At any point, a Dragon Punch motion and a kick will trigger the Oil Shower, which sees Hakan pour oil all over his body. This changes the properties of many of his moves, granting him longer reach, increased stamina and damage, and higher priority. He's a close quarters character, and has trouble against those with fast projectiles and good keep away. But he has quite a few counters in this regard, and a great anti air Ultra, namely, the Oil Combination Hold, a move destined to go down in Street Fighter history as the most mental.

Down, down, down and all three kicks. That's all it takes. Hakan lies on his back and, if an opponent is silly enough to jump on him, they slip off his oily body onto his belly. Hakan then turns them around, spins a bit, then... er... shakes. You get a close up of both characters' faces - Hakan with a cheeky grin, his opponent desperately struggling. Then, the unfortunate victim is... shot out of Hakan's combination hold, sent tearing towards the stage wall. We see their face as it's happening - an expression of complete humiliation. Then bang.

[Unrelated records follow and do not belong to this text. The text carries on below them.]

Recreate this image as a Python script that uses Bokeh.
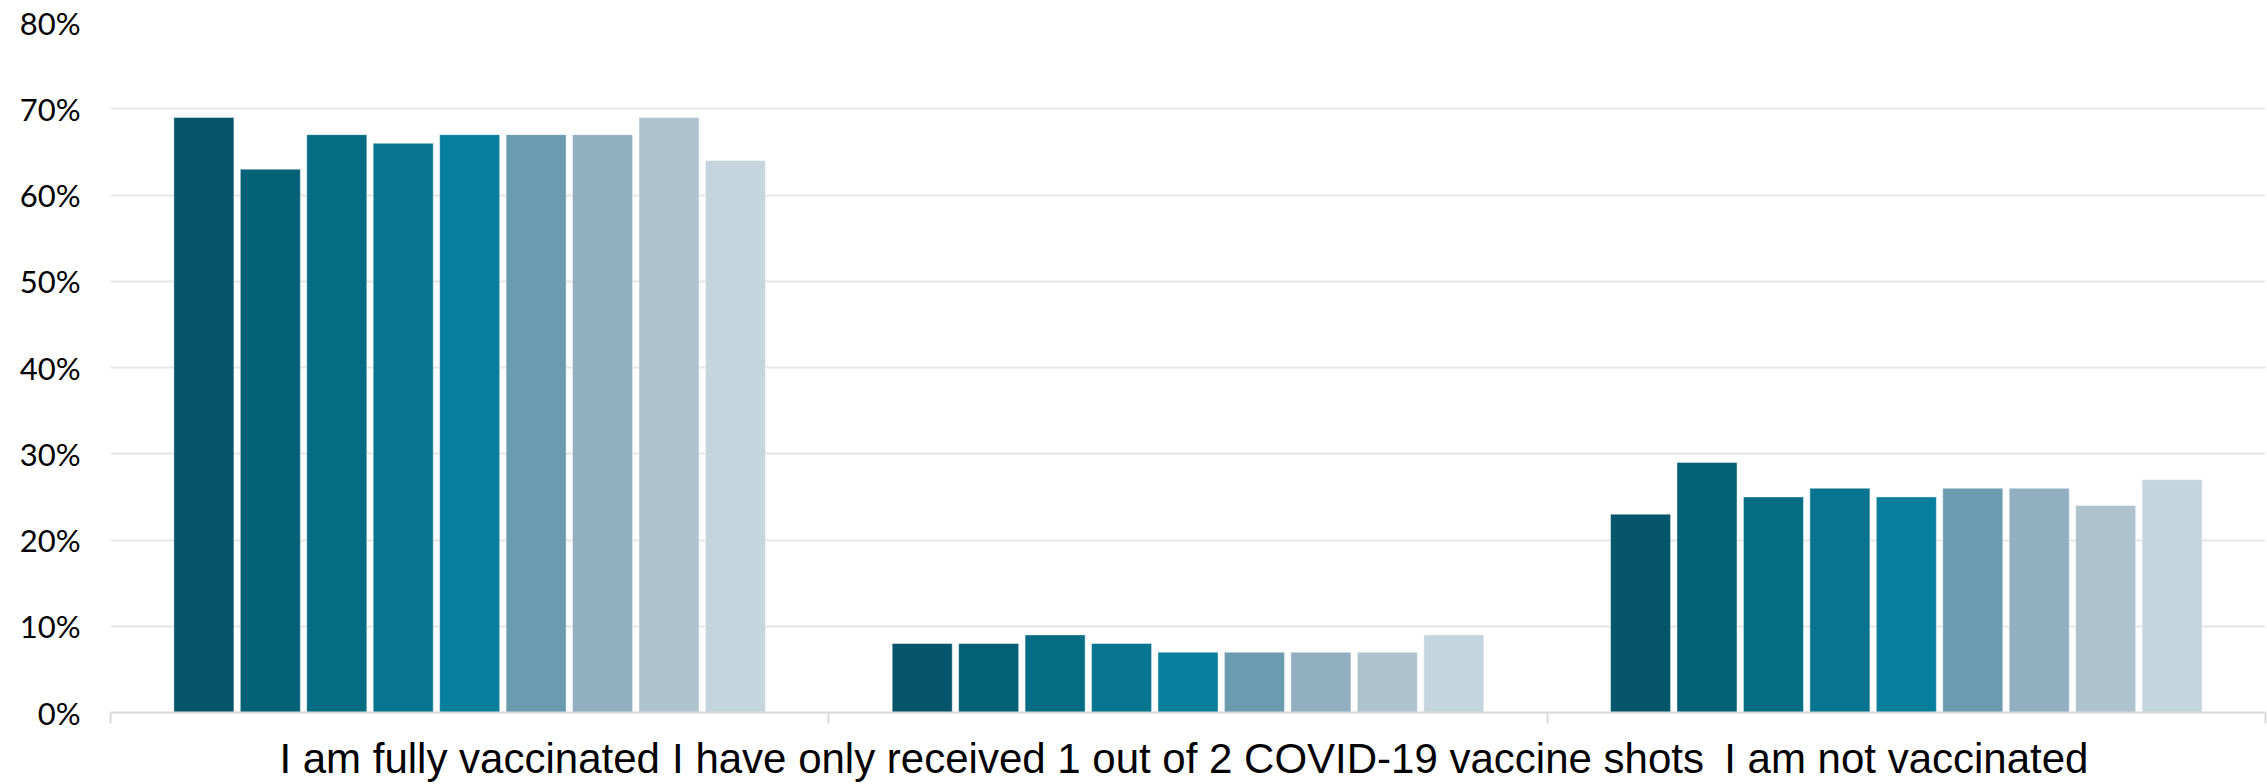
import numpy as np
from bokeh.plotting import figure
from bokeh.models import Range1d, FixedTicker, PrintfTickFormatter, ColumnDataSource
from bokeh.embed import file_html
from bokeh.resources import INLINE

categories = [
    "I am fully vaccinated",
    "I have only received 1 out of 2 COVID-19 vaccine shots",
    "I am not vaccinated",
]
series_names = ["S1", "S2", "S3", "S4", "S5", "S6", "S7", "S8", "S9"]
series_values = [
    [69, 8, 23],
    [63, 8, 29],
    [67, 9, 25],
    [66, 8, 26],
    [67, 7, 25],
    [67, 7, 26],
    [67, 7, 26],
    [69, 7, 24],
    [64, 9, 27],
]
colors = ["#06566B", "#056176", "#046C83", "#07758F", "#087F9C",
          "#6A9BAF", "#91AFC1", "#AFC3CF", "#C5D5DD"]
y_ticks = [0, 10, 20, 30, 40, 50, 60, 70, 80]

slot = 0.0925
bar_w = 0.0836

p = figure(width=2267, height=784, output_backend="svg", toolbar_location=None,
           x_range=Range1d(0, 3), y_range=Range1d(0, 80),
           min_border_left=110, min_border_right=2, min_border_top=22,
           min_border_bottom=72)
p.outline_line_color = None
p.background_fill_color = "white"
p.border_fill_color = "white"

cat_idx = np.arange(len(categories))
for i, (name, vals) in enumerate(zip(series_names, series_values)):
    src = ColumnDataSource(dict(x=cat_idx + 0.5 + (i - 4) * slot, top=vals))
    p.vbar(x="x", top="top", bottom=0, width=bar_w, source=src,
           fill_color=colors[i], line_color="white", line_alpha=0.45, line_width=1)

# y axis
p.yaxis.ticker = FixedTicker(ticks=y_ticks)
p.yaxis.formatter = PrintfTickFormatter(format="%d%%")
p.yaxis.axis_line_color = None
p.yaxis.major_tick_line_color = None
p.yaxis.minor_tick_line_color = None
p.yaxis.major_tick_out = 0
p.yaxis.major_tick_in = 0
p.yaxis.minor_tick_out = 0
p.yaxis.major_label_text_font = "Lato"
p.yaxis.major_label_text_font_size = "31px"
p.yaxis.major_label_text_color = "#000000"
p.yaxis.major_label_standoff = 30

# x axis
p.xaxis.ticker = FixedTicker(ticks=[0.5, 1.5, 2.5], minor_ticks=[0, 1, 2, 3])
p.xaxis.major_label_overrides = {0.5: categories[0], 1.5: categories[1], 2.5: categories[2]}
p.xaxis.axis_line_color = "#D9D9D9"
p.xaxis.axis_line_width = 2
p.xaxis.major_tick_line_color = None
p.xaxis.minor_tick_line_color = "#D9D9D9"
p.xaxis.minor_tick_line_width = 2
p.xaxis.minor_tick_out = 11
p.xaxis.minor_tick_in = 0
p.xaxis.major_tick_out = 0
p.xaxis.major_tick_in = 0
p.xaxis.major_label_text_font = "Liberation Sans"
p.xaxis.major_label_text_font_size = "42px"
p.xaxis.major_label_text_line_height = 1.0
p.xaxis.major_label_text_color = "#000000"
p.xaxis.major_label_standoff = 11

p.xgrid.grid_line_color = None
p.ygrid.grid_line_color = "#E6E6E6"
p.ygrid.grid_line_width = 2

open("out.html", "w").write(file_html(p, INLINE))
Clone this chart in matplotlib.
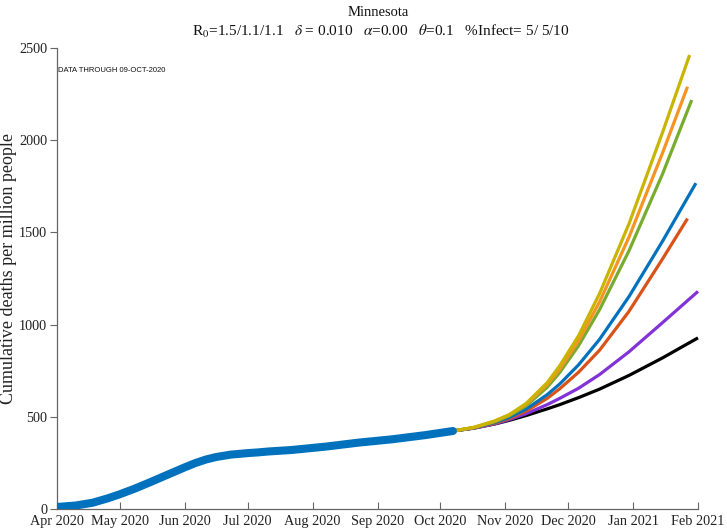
import matplotlib
matplotlib.use("Agg")
import matplotlib.pyplot as plt
import matplotlib.dates as mdates
from datetime import datetime

plt.rcParams['font.family'] = ['Liberation Serif', 'DejaVu Serif']
plt.rcParams['mathtext.fontset'] = 'stix'

def d(s):
    return datetime.strptime(s, "%Y-%m-%d")

# Observed (smoothed) cumulative deaths per million
obs_dates = ["2020-04-01", "2020-04-10", "2020-04-18", "2020-04-25", "2020-05-01",
             "2020-05-08", "2020-05-15", "2020-05-25", "2020-06-01", "2020-06-06",
             "2020-06-11", "2020-06-16", "2020-06-23", "2020-07-01", "2020-07-06",
             "2020-07-11", "2020-07-22", "2020-08-07", "2020-08-23", "2020-09-08",
             "2020-09-24", "2020-10-07"]
obs_vals = [11, 19, 34, 57, 80, 110, 143, 192, 226, 249, 268, 282, 295, 303, 307,
            312, 320, 338, 360, 378, 401, 423]

# Projection scenarios (shared dates; final point is each scenario's end date)
proj_dates = ["2020-10-07", "2020-10-17", "2020-10-27", "2020-11-03", "2020-11-11",
              "2020-11-21", "2020-11-27", "2020-12-06", "2020-12-16", "2020-12-30",
              "2021-01-15"]

yellow_vals = [423, 443, 478, 512, 573, 685, 777, 940, 1168, 1545, 2040, 2462]
orange_vals = [423, 442, 476, 511, 568, 674, 758, 913, 1123, 1473, 1929, 2290]
green_vals  = [423, 441, 473, 506, 560, 660, 740, 886, 1081, 1399, 1815, 2218]
blue_vals   = [423, 440, 469, 497, 542, 620, 678, 782, 920, 1151, 1451, 1767]
red_vals    = [423, 439, 465, 491, 531, 600, 652, 742, 861, 1071, 1355, 1575]
purple_vals = [423, 438, 462, 485, 517, 566, 600, 655, 729, 852, 1010, 1180]
black_vals  = [423, 439, 461, 481, 507, 543, 566, 604, 650, 724, 819, 928]

end_dates = {"yellow": "2021-01-28", "orange": "2021-01-27", "green": "2021-01-29",
             "blue": "2021-01-31", "red": "2021-01-27", "purple": "2021-02-01",
             "black": "2021-02-01"}

colors = {"yellow": "#C9B400", "orange": "#F39423", "green": "#77AC30",
          "blue": "#0072BD", "red": "#D95319", "purple": "#8233D8", "black": "#000000"}

series = [("black", black_vals), ("purple", purple_vals), ("red", red_vals),
          ("blue", blue_vals), ("green", green_vals), ("orange", orange_vals),
          ("yellow", yellow_vals)]

yticks = [0, 500, 1000, 1500, 2000, 2500]
xtick_dates = ["2020-04-01", "2020-05-01", "2020-06-01", "2020-07-01", "2020-08-01",
               "2020-09-01", "2020-10-01", "2020-11-01", "2020-12-01", "2021-01-01",
               "2021-02-01"]

W, H = 727, 529
fig = plt.figure(figsize=(W / 100, H / 100), dpi=100)
ax = fig.add_axes([57 / W, (H - 509) / H, (698 - 57) / W, (509 - 48) / H])

for name, vals in series:
    dd = [d(s) for s in proj_dates] + [d(end_dates[name])]
    ax.plot(dd, vals, color=colors[name], lw=2.3, solid_capstyle='butt',
            solid_joinstyle='round', zorder=2, clip_on=False)

ax.plot([d(s) for s in obs_dates], obs_vals, color="#0072BD", lw=5.8,
        solid_capstyle='round', solid_joinstyle='round', zorder=3)

ax.set_xlim(d("2020-04-01"), d("2021-02-01"))
ax.set_ylim(0, 2500)
ax.set_yticks(yticks)
ax.set_xticks([d(s) for s in xtick_dates])
ax.xaxis.set_major_formatter(mdates.DateFormatter('%b %Y'))

for sp in ['top', 'right']:
    ax.spines[sp].set_visible(False)
for sp in ['left', 'bottom']:
    ax.spines[sp].set_color('#666666')
    ax.spines[sp].set_linewidth(0.9)

ax.tick_params(axis='x', direction='in', length=5, color='#666666', labelsize=10.3,
               labelcolor='#222222', pad=4)
ax.tick_params(axis='y', direction='out', length=5, color='#666666', labelsize=10.3,
               labelcolor='#222222', pad=2)

ax.set_ylabel("Cumulative deaths per million people", fontsize=13, color='#222222')
ax.yaxis.set_label_coords((17 - 57) / (698 - 57), (509 - 268) / 461)

fig.text(378 / W, 1 - 13 / H, "Minnesota", ha='center', va='center', fontsize=10.5, color='#111111')
fig.text(381 / W, 1 - 31 / H,
         r"R$_0$=1.5/1.1/1.1   $\delta$ = 0.010   $\alpha$=0.00   $\theta$=0.1   %Infect= 5/ 5/10",
         ha='center', va='center', fontsize=11, color='#111111')

ax.text(0.002, (509 - 70) / 461, "DATA THROUGH 09-OCT-2020", transform=ax.transAxes,
        fontsize=5.5, family='Liberation Sans', ha='left', va='center', color='#111111')

fig.savefig("out.png", dpi=100)
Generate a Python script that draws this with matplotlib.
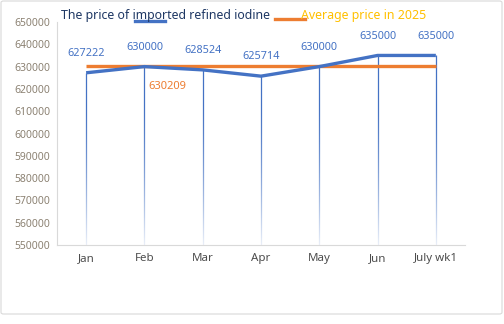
import matplotlib
matplotlib.use("Agg")
import matplotlib.pyplot as plt
import numpy as np
from matplotlib.lines import Line2D
from matplotlib.patches import FancyBboxPatch

plt.rcParams['font.family'] = ['Noto Sans', 'DejaVu Sans']

categories = ["Jan", "Feb", "Mar", "Apr", "May", "Jun", "July wk1"]
price = [627222, 630000, 628524, 625714, 630000, 635000, 635000]
avg_price = 630209
yticks = list(range(550000, 650001, 10000))

W, H = 504, 324
fig = plt.figure(figsize=(W/100, H/100), dpi=100)
ax = fig.add_axes([57/W, 1-245/H, (465-57)/W, (245-22)/H])

blue = "#4472C4"
orange = "#ED7D31"
x = np.arange(len(categories))

# drop lines
ymin = 550000
ax.vlines(x, ymin, price, color=blue, lw=0.9, zorder=2)
# white fade over the lower part of the drop lines
grad = np.ones((100, 2, 4))
a = np.linspace(0.92, 0.0, 100) ** 1.4
grad[:, :, 3] = a[:, None]
ax.imshow(grad, extent=(-0.5, 6.5, 550000, 615000), origin='lower',
          aspect='auto', zorder=2.2, interpolation='bilinear')

ax.plot(x, price, color=blue, lw=2.4, zorder=4, solid_capstyle='butt')
ax.plot(x, [avg_price]*len(x), color=orange, lw=2.4, zorder=3, solid_capstyle='butt')

for xi, yi in zip(x, price):
    ax.annotate(f"{yi}", (xi, yi), xytext=(0, 10), textcoords='offset points',
                ha='center', va='bottom', color=blue, fontsize=7.8, fontweight='medium')
ax.annotate(f"{avg_price}", (1, avg_price), xytext=(16.5, -11), textcoords='offset points',
            ha='center', va='top', color=orange, fontsize=8)

ax.set_xlim(-0.5, 6.5)
ax.set_ylim(550000, 650000)
ax.set_yticks(yticks)
ax.set_yticklabels([str(v) for v in yticks], color="#8c8273", fontsize=7.5)
ax.set_xticks(x)
ax.set_xticklabels(categories, color="#4d4d4d", fontsize=8.3)
ax.tick_params(axis='both', length=0, pad=6)
ax.tick_params(axis='y', pad=5)
for s in ['top', 'right']:
    ax.spines[s].set_visible(False)
ax.spines['left'].set_color('#d9d9d9')
ax.spines['bottom'].set_color('#d9d9d9')

# legend drawn manually
fig.text(61/W, 1-16/H, "The price of imported refined iodine", color="#1F3864",
         fontsize=8.9, va='center', ha='left')
fig.add_artist(Line2D([135/W, 165/W], [1-21/H, 1-21/H], color=blue, lw=2.4))
fig.add_artist(Line2D([275/W, 305/W], [1-19/H, 1-19/H], color=orange, lw=2.4))
fig.text(301/W, 1-15/H, "Average price in 2025", color="#FFC000",
         fontsize=8.9, va='center', ha='left', fontweight='bold')

fig.add_artist(FancyBboxPatch((1/W, 1-314/H), 501/W, 313/H,
                              boxstyle="round,pad=0,rounding_size=0.005",
                              transform=fig.transFigure, fill=False,
                              edgecolor='#d9d9d9', lw=0.8))

fig.savefig("out.png", dpi=100)
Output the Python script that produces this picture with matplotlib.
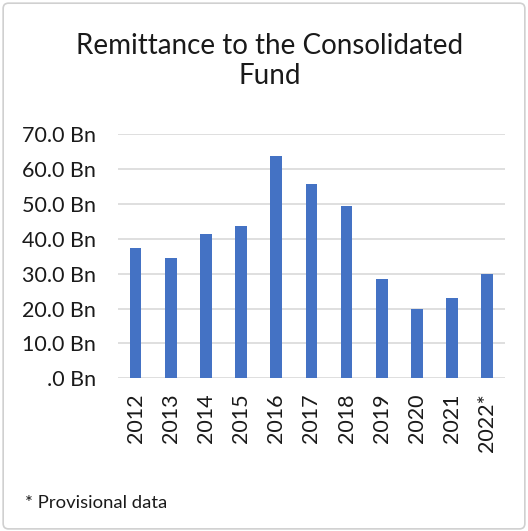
import matplotlib
matplotlib.use("Agg")
import matplotlib.pyplot as plt
from matplotlib.patches import FancyBboxPatch

years = ["2012", "2013", "2014", "2015", "2016", "2017", "2018", "2019", "2020", "2021", "2022*"]
values = [37.4, 34.5, 41.3, 43.6, 63.9, 55.8, 49.5, 28.6, 19.8, 23.1, 29.9]
yticks = [0, 10, 20, 30, 40, 50, 60, 70]
ytick_labels = [".0 Bn", "10.0 Bn", "20.0 Bn", "30.0 Bn", "40.0 Bn", "50.0 Bn", "60.0 Bn", "70.0 Bn"]

plt.rcParams['font.family'] = ['Lato', 'DejaVu Sans']

fig = plt.figure(figsize=(5.28, 5.31), dpi=100)
ax = fig.add_axes([0.2235, 0.2876, 0.956 - 0.2235, 0.747 - 0.2876])

x = range(len(years))
ax.bar(x, values, width=0.33, color="#4472C4", zorder=3)
ax.set_xlim(-0.5, len(years) - 0.5)
ax.set_ylim(0, 70)
ax.set_yticks(yticks)
ax.set_yticklabels(ytick_labels, fontsize=15.5, color="#1a1a1a")
ax.set_xticks(list(x))
ax.set_xticklabels(years, rotation=90, fontsize=15.5, color="#1a1a1a")
ax.tick_params(axis='x', length=0, pad=11)
ax.tick_params(axis='y', length=0, pad=16)
ax.grid(axis='y', color="#D9D9D9", linewidth=1.2, zorder=0)
for s in ax.spines.values():
    s.set_visible(False)

fig.text(0.511, 1 - 54 / 531, "Remittance to the Consolidated", ha="center", va="baseline",
         fontsize=20, color="#1a1a1a")
fig.text(0.511, 1 - 84 / 531, "Fund", ha="center", va="baseline",
         fontsize=20, color="#1a1a1a")
fig.text(0.047, 1 - 508 / 531, "* Provisional data", ha="left", va="baseline", fontsize=13.3,
         color="#1a1a1a")

border = FancyBboxPatch((0.006, 0.004), 0.988, 0.99, boxstyle="round,pad=0,rounding_size=0.01",
                        transform=fig.transFigure, fill=False, edgecolor="#D0D0D0", linewidth=1.2)
fig.patches.append(border)

fig.savefig("out.png", dpi=100)
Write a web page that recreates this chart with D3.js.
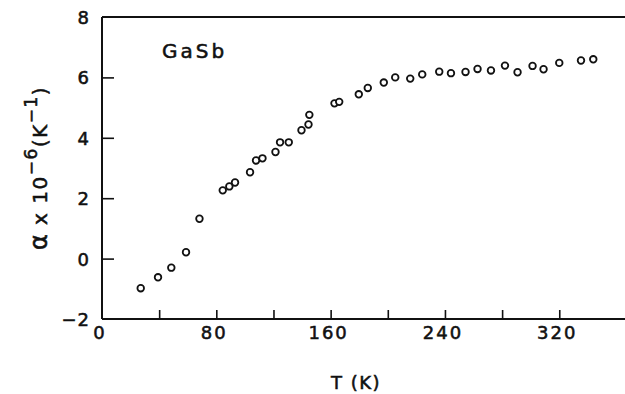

It's mental. Proper mental. It looks like Hakan shoots his opponent out of his arse. Actually, it looks worse than that. It sounds disgusting, too. The oil makes a horrible noise as characters slide along Hakan's body. His damage and high stamina will make Hakan useful for expert players, but, really, nobody wants to see the Oil Combination Hold. Ever.

There's so much more to the game, of course, including new online modes (team battle, winner stays on, and replay support) as well as 24 brand new challenge trials for each character. The animes have been redone, but in truth they're still crap. What else? Have I mentioned Guile's Sonic Hurricane? I have. Oh.

Some believe SSFIV should be a downloadable expansion, rather than a retail release. Some believe, even at 30 quid, it's not worth the money. Really, though, at 30 quid (you'll get it cheaper online) it's great value, and an essential purchase for all Street Fighter IV fans. It's still Street Fighter - if Hadoukens and Sonic Booms make less sense than hieroglyphics, Super won't make them suddenly click. But for everyone else... well, Guile's got a Sonic Hurricane.

Super Street Fighter IV is due out on the PS3 and Xbox 360 on April 30.